Helen’s feelings about the status of royal women are somewhat more realistic, presented as a natural frustration at her lack of power and freedom rather than her being a modern girl who simply “knows” sexism is bad. As with her views on slavery, she is partially following in the footsteps of her mother, who led a free life of hunting prior to her marriage and still sometimes hunts. The marriage of Helen’s parents is presented as unusually egalitarian. Their daughters, however, are still pushed into a life of embroidery and little else, and Clytemnestra is married off young and sent away. Helen encounters greater misogyny when visiting Calydon and Delphi compared to her home of Sparta, but also encounters women she finds inspirational – that is, Atalanta and the Pythia Eunike.

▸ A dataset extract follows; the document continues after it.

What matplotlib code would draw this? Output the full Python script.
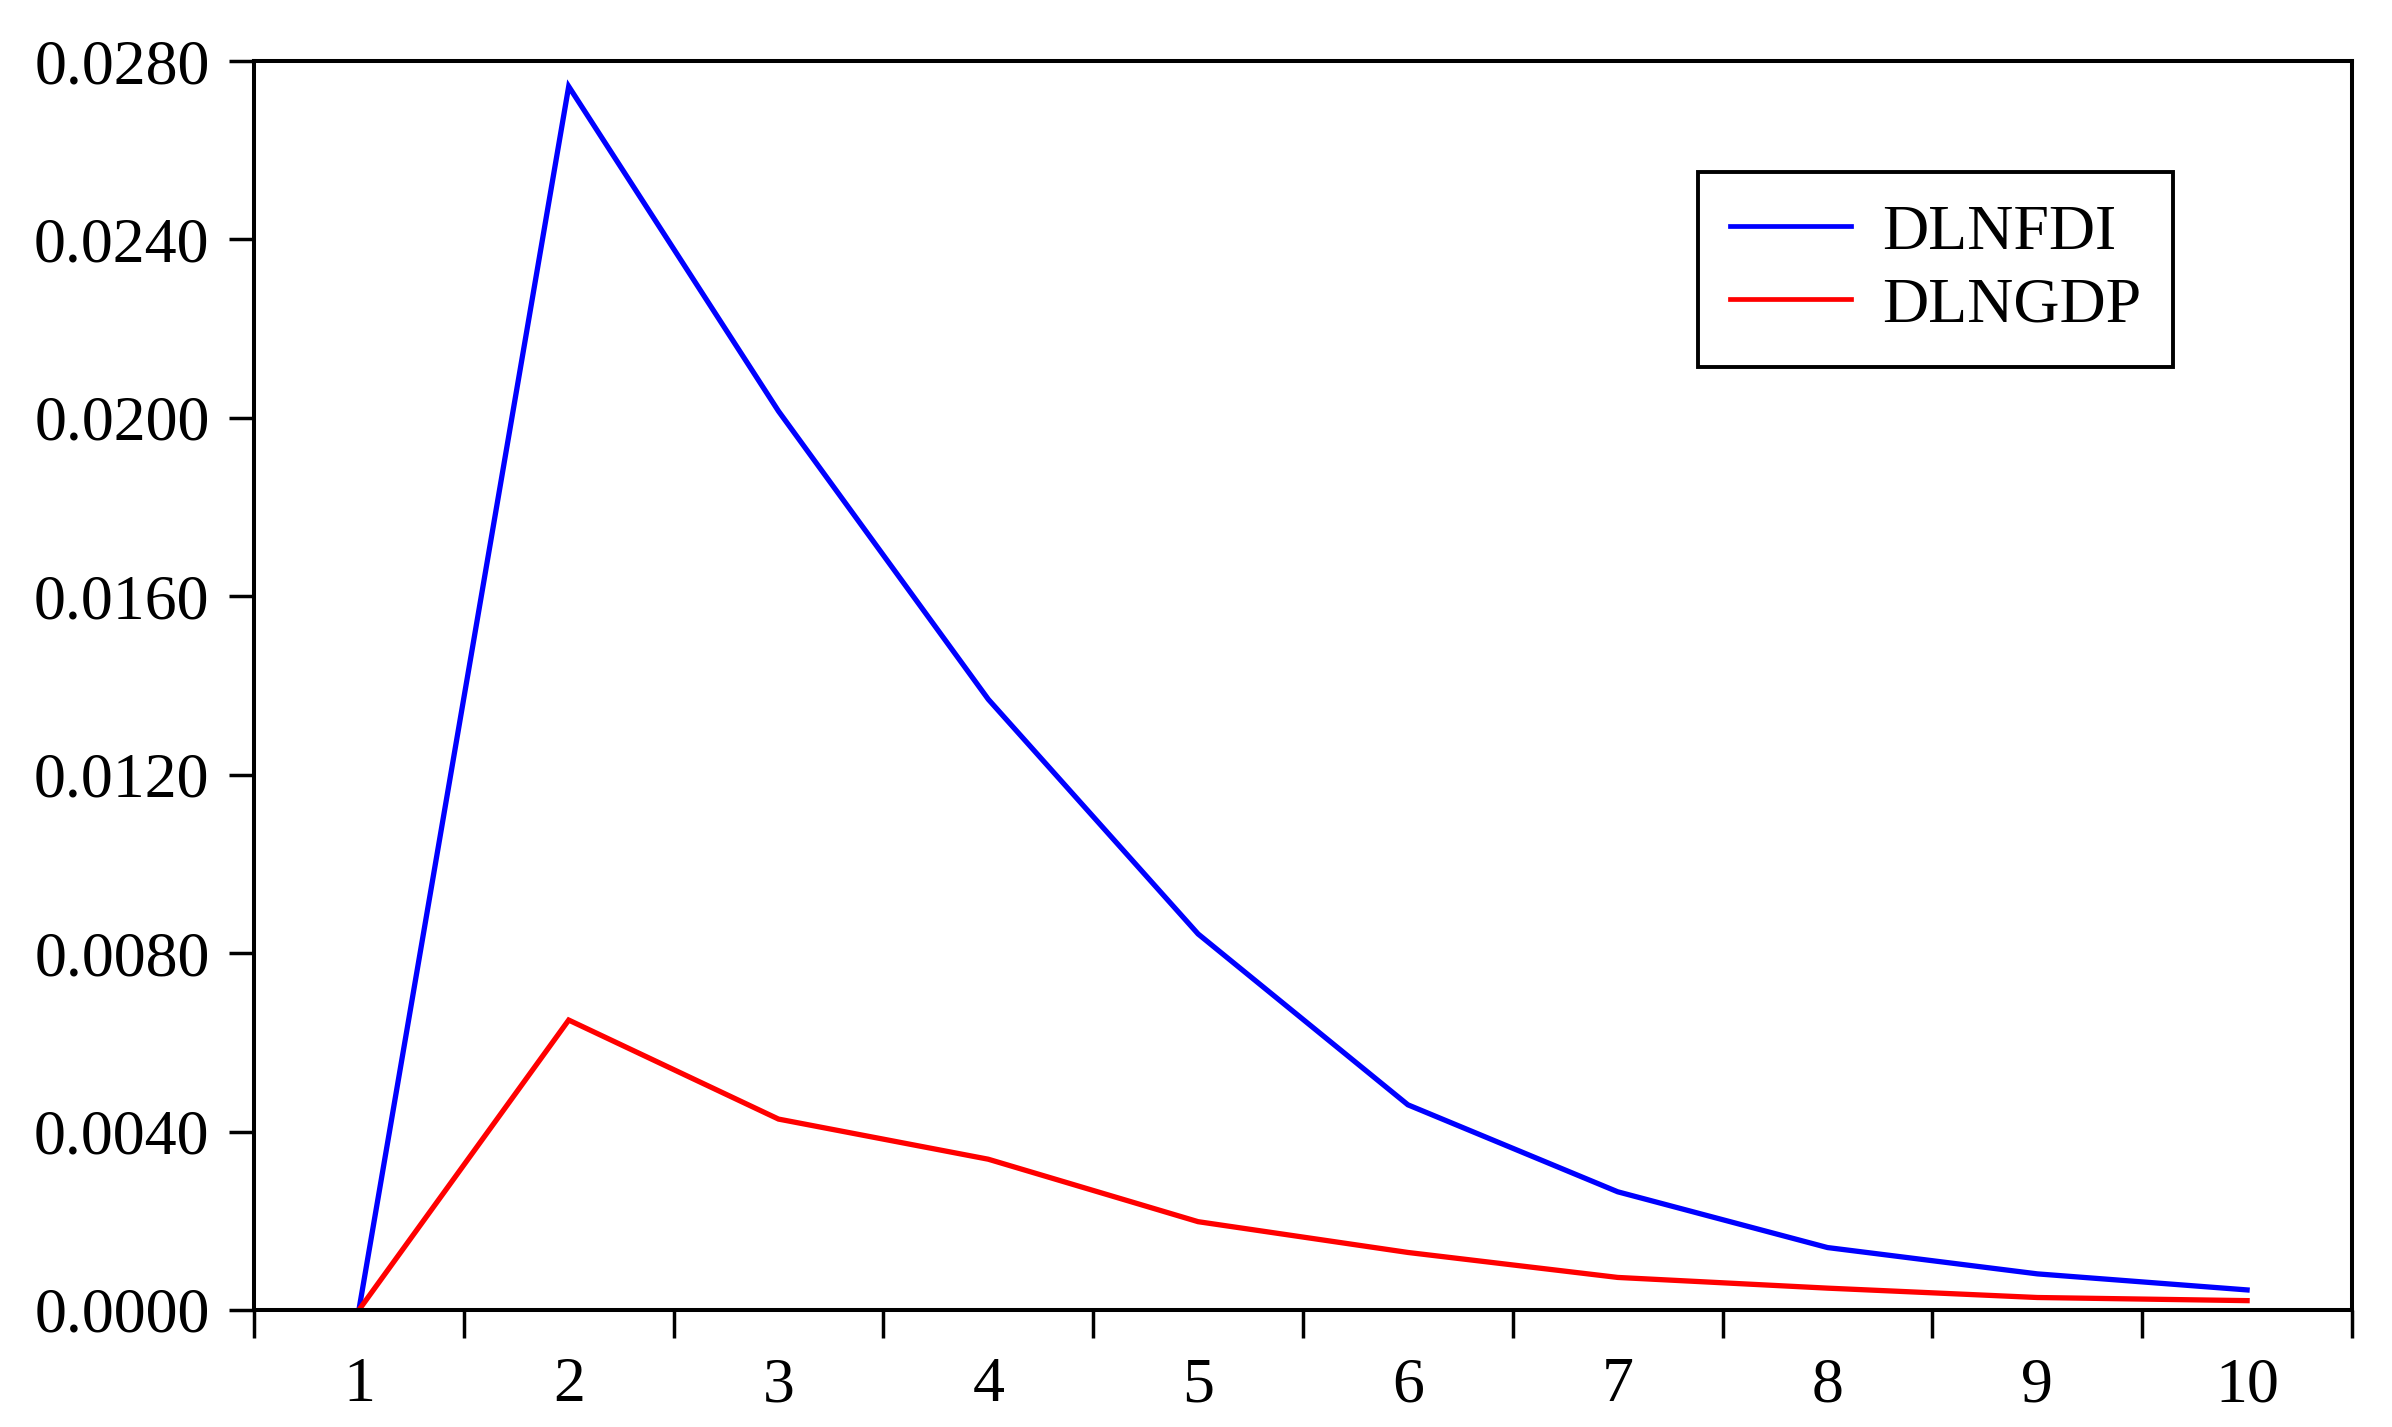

Compared to other YA novels about the Trojan War, Nobody’s Princess includes a large amount of historical detail. Whilst the characters of Geras’ 2000 Troy, for example, sometimes act like products of a generically classical society, this world is clearly Mykenean in terms of fashion, activities and attitudes. Geography and the Greek climate are described in detail, and mythological family trees are largely preserved, if simplified.
The novel has a cheerful tone, which is almost at odds with what we know will happen to these characters as adults. Helen’s freedom and adventurous spirit will lead to war and death, Clytemnestra’s desire for a loving and appreciative family will end with her being murdered by her son, Atalanta’s wish to remain without a husband will be thwarted and Castor and Polydeuces will die young. The story does not hint at these things and in fact makes the characters seem as if they are moving towards greater happiness and fulfilment. In a way, however, this may be the point. Nobody’s Princess seems to exist in an optimistic realm of youthful hope and freedom that shows the characters enjoying life in the moment in a way that is curiously divorced from the ancient source material to which it positions itself as a prequel.